▸ Brief
Find each line containing the string "diagram". Copy it.

▸ Listing

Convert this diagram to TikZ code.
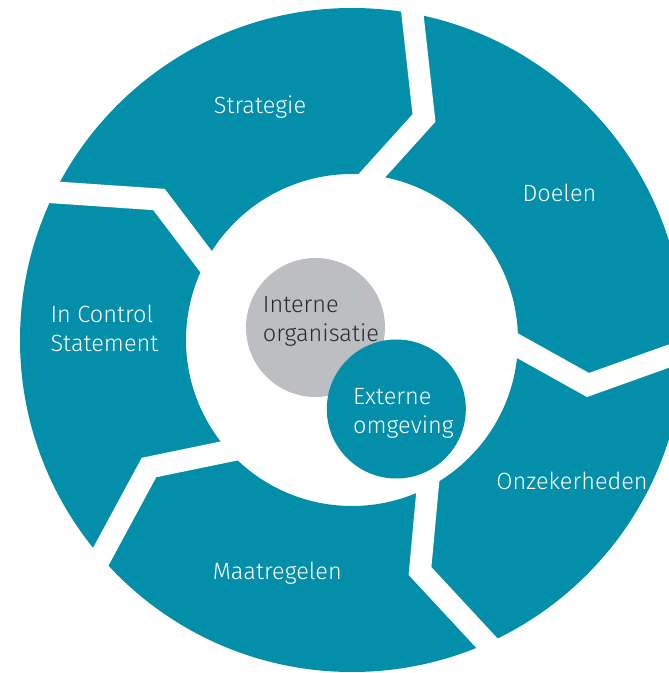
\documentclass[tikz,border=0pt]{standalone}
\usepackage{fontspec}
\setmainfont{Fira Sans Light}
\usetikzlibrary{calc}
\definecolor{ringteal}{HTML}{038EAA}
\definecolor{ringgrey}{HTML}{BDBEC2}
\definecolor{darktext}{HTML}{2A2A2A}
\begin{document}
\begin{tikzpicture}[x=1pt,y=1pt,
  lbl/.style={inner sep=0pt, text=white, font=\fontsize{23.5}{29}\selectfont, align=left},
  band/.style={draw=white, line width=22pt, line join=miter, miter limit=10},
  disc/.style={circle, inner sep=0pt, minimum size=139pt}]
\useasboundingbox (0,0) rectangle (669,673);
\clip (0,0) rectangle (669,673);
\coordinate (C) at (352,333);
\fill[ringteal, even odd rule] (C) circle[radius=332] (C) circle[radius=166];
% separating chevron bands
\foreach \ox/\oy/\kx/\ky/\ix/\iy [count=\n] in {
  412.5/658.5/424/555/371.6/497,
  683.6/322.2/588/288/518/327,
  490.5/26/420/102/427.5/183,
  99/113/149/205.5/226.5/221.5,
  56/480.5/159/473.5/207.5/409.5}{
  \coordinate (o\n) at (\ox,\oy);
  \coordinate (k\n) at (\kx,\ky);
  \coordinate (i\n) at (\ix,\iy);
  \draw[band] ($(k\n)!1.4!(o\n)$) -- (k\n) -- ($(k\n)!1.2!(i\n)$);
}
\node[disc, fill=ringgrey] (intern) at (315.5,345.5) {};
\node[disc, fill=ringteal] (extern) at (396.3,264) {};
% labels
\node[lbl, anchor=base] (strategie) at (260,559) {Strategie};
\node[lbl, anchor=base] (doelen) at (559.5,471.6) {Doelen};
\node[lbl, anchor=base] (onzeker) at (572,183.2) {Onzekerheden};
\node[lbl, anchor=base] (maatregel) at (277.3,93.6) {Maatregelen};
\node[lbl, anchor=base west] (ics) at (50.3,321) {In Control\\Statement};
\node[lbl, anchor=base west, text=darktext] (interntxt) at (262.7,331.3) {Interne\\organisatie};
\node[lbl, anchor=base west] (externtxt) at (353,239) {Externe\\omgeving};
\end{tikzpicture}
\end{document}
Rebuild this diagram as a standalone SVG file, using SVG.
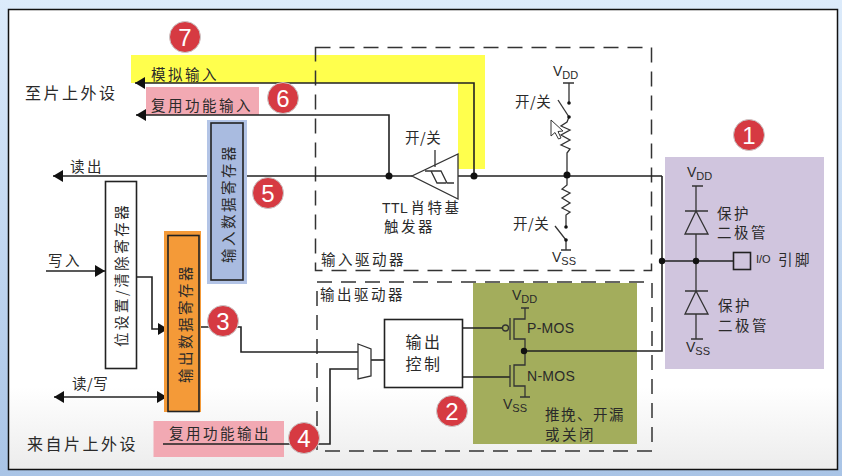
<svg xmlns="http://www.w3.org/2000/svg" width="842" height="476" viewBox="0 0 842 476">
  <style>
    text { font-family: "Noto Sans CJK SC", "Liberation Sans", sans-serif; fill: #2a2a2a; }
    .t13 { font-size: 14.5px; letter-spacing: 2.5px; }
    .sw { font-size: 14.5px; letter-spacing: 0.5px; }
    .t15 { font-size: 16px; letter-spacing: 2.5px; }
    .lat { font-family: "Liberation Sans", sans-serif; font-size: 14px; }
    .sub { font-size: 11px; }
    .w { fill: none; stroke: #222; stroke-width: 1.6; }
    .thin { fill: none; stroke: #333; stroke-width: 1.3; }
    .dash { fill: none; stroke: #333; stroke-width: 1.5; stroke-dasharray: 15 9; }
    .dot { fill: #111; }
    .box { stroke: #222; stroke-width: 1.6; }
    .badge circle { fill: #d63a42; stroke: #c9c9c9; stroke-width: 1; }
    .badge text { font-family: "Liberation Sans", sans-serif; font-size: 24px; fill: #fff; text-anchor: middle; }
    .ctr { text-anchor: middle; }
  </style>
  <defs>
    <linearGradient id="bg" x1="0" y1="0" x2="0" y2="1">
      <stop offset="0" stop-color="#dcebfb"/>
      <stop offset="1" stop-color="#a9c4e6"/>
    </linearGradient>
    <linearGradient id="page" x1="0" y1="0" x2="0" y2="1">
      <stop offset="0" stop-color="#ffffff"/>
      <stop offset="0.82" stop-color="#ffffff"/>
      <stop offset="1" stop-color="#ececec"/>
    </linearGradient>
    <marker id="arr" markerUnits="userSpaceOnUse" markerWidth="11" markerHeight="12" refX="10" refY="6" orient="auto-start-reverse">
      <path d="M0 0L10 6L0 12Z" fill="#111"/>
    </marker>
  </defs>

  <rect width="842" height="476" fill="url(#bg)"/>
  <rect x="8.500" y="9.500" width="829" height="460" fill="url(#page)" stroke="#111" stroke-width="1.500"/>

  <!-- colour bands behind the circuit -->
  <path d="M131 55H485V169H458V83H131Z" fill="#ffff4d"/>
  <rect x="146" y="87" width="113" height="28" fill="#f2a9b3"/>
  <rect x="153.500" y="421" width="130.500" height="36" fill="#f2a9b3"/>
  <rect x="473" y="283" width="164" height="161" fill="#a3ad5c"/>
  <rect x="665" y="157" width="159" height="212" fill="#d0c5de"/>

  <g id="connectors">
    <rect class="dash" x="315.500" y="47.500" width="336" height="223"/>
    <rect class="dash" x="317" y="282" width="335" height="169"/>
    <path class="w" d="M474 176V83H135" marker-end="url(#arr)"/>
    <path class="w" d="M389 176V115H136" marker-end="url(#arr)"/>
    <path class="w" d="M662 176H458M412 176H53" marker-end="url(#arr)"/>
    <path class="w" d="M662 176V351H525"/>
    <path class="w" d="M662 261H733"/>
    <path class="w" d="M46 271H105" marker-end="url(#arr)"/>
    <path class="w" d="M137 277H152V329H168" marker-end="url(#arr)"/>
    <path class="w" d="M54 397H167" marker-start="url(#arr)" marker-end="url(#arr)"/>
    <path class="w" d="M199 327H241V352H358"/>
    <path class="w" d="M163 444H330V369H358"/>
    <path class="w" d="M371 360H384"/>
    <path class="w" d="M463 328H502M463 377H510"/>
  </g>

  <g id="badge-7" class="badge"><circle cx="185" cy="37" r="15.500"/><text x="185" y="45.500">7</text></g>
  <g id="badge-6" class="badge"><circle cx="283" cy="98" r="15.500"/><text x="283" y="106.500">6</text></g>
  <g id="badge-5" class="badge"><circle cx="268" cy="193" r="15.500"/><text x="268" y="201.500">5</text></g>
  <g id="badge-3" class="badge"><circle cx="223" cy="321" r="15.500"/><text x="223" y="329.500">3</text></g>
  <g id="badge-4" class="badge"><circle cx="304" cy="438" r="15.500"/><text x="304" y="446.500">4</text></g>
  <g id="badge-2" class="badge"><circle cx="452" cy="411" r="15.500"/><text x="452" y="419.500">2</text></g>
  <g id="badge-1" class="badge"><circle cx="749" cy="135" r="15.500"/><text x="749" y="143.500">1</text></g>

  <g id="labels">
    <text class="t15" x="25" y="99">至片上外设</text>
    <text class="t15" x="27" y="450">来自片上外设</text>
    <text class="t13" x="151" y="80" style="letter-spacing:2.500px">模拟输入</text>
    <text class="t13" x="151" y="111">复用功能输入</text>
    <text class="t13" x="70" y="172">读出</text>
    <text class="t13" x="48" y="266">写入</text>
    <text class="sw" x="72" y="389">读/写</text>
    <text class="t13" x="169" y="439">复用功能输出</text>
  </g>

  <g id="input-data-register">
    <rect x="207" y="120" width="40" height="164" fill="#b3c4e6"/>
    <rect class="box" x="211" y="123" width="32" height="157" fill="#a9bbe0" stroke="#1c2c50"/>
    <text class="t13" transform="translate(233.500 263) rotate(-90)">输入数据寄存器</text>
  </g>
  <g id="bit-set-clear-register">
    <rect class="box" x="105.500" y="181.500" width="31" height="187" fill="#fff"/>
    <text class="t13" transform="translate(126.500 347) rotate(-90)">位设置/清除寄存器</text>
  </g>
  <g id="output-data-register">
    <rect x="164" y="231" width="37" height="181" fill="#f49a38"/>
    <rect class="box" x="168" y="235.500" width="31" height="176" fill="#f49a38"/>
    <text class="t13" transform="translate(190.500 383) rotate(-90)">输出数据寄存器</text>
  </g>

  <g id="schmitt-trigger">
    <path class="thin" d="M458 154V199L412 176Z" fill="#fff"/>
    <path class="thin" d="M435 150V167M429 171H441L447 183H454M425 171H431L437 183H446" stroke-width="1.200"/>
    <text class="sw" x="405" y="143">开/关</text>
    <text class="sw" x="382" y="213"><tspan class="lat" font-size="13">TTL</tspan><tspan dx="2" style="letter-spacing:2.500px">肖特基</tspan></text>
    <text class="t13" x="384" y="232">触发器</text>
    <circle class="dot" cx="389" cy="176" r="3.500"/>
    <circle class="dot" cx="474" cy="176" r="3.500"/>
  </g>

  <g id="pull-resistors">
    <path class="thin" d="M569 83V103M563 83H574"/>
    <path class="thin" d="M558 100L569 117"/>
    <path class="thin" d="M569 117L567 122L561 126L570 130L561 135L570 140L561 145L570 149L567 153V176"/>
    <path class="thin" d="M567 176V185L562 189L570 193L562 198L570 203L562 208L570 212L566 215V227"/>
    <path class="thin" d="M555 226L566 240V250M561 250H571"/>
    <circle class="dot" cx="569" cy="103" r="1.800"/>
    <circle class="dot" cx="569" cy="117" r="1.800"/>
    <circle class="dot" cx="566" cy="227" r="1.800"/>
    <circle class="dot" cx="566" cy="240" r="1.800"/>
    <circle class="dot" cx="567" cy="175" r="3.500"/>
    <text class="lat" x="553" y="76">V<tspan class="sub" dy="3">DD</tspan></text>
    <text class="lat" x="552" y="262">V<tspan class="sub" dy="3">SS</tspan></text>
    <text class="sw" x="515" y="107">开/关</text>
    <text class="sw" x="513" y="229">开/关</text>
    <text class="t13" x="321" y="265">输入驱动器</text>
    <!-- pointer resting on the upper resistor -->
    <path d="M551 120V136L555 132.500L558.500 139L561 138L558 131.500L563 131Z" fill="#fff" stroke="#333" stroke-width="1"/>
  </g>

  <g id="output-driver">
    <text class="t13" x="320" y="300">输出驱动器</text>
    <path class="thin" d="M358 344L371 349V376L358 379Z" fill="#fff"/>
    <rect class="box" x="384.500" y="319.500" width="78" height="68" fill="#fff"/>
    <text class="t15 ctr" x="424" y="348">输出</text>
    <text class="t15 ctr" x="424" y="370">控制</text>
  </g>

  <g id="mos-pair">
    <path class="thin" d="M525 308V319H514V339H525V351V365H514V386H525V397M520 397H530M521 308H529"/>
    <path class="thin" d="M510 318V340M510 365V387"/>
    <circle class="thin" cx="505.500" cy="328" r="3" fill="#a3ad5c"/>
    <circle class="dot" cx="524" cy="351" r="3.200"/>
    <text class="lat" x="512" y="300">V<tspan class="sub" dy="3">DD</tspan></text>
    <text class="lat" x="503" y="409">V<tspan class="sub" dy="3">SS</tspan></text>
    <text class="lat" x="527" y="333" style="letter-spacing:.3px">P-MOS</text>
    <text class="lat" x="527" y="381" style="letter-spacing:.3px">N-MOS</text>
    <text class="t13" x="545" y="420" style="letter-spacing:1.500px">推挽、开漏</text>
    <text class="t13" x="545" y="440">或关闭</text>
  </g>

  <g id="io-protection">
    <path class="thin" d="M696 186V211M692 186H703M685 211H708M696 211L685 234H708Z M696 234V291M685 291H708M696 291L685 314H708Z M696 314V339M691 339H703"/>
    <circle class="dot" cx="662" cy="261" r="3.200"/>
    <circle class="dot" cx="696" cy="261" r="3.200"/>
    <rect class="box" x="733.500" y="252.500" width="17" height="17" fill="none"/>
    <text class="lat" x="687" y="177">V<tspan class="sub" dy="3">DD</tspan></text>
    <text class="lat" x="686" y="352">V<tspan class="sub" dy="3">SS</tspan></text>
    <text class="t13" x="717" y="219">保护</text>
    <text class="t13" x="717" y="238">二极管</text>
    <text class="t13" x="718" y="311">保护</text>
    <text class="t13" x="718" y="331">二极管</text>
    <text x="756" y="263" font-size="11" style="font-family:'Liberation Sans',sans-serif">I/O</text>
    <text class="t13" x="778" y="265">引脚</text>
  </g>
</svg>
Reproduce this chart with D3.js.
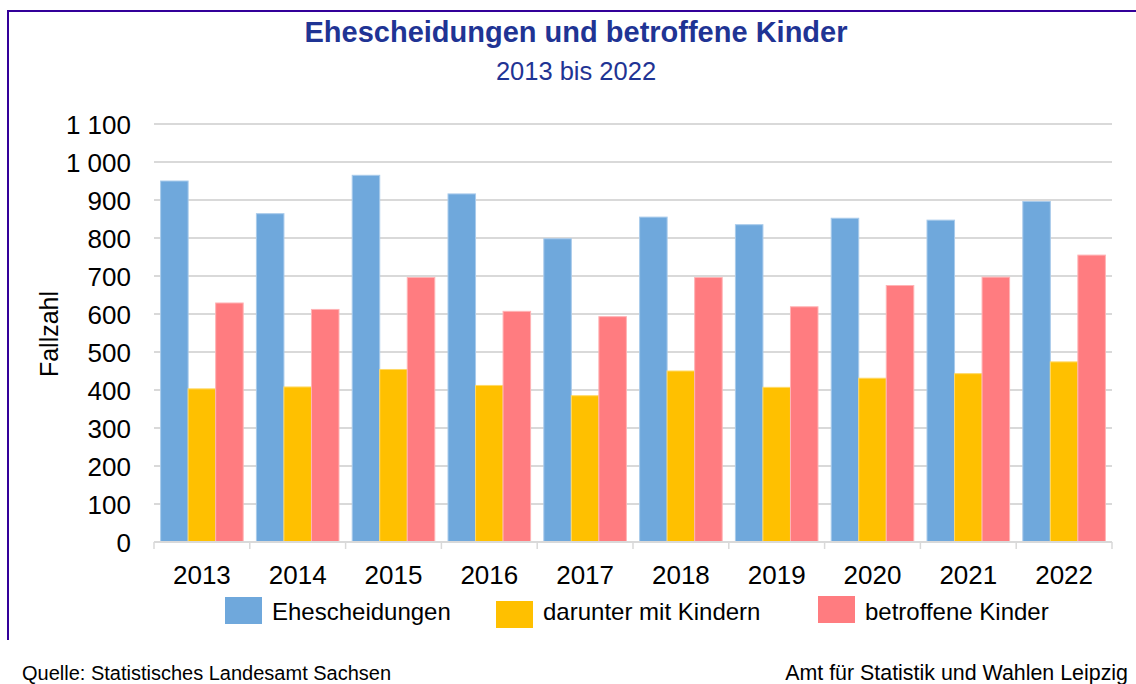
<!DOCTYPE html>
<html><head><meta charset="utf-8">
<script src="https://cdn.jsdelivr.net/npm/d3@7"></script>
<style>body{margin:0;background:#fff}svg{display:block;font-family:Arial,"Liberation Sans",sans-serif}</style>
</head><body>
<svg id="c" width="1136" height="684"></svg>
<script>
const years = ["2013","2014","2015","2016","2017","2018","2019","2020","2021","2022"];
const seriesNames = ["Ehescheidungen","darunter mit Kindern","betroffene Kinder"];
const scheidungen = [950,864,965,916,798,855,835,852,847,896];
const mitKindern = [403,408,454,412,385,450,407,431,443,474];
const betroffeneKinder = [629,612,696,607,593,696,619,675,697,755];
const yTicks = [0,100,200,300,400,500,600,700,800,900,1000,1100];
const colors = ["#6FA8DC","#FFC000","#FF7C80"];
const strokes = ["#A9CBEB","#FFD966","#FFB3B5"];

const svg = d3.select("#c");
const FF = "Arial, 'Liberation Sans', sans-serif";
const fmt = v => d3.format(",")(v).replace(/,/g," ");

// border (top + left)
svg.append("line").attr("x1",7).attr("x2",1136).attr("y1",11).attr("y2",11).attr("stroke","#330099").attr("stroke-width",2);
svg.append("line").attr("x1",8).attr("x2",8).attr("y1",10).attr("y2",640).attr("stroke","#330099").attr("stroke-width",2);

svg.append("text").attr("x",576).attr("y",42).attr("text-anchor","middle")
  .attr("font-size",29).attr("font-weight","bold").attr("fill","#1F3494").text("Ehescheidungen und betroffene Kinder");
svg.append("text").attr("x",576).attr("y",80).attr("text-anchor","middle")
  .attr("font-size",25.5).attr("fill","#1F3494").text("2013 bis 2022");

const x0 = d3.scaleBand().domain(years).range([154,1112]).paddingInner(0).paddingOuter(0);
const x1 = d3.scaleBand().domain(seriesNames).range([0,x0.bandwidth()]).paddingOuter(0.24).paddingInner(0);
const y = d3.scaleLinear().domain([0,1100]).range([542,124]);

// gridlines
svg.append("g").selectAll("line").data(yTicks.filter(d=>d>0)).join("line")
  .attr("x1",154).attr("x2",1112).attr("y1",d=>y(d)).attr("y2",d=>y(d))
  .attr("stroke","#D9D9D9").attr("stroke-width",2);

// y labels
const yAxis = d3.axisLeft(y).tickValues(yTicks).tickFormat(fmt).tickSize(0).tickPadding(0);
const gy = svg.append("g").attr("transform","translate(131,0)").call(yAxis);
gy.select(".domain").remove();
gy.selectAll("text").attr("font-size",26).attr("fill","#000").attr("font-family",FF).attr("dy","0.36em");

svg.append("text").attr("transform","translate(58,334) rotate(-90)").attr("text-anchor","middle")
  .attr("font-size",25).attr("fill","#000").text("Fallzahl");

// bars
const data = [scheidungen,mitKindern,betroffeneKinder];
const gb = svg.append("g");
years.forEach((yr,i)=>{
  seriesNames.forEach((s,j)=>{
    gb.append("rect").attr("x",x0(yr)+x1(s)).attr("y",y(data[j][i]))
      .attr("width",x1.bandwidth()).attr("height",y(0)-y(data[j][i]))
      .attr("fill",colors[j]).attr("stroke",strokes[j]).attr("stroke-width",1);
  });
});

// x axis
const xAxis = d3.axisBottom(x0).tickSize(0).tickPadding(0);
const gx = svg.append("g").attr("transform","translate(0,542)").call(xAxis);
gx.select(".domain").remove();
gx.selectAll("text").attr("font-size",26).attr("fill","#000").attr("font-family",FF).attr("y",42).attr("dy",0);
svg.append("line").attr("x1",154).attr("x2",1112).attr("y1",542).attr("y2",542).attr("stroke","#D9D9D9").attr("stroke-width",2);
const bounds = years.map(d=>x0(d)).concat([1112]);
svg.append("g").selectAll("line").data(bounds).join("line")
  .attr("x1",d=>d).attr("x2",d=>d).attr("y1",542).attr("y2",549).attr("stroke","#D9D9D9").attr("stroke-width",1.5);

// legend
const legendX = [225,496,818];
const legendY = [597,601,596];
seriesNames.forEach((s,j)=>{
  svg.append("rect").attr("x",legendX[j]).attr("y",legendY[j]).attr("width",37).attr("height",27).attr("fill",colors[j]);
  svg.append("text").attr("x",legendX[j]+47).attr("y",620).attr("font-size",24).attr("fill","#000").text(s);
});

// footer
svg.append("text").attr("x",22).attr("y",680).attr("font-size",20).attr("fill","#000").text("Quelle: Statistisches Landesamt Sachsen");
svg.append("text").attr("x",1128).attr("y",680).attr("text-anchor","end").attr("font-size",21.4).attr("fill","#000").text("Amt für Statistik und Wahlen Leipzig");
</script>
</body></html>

▸ Written response
Convert this diagram to TikZ code.
Rebuild this diagram as a standalone SVG file, using SVG.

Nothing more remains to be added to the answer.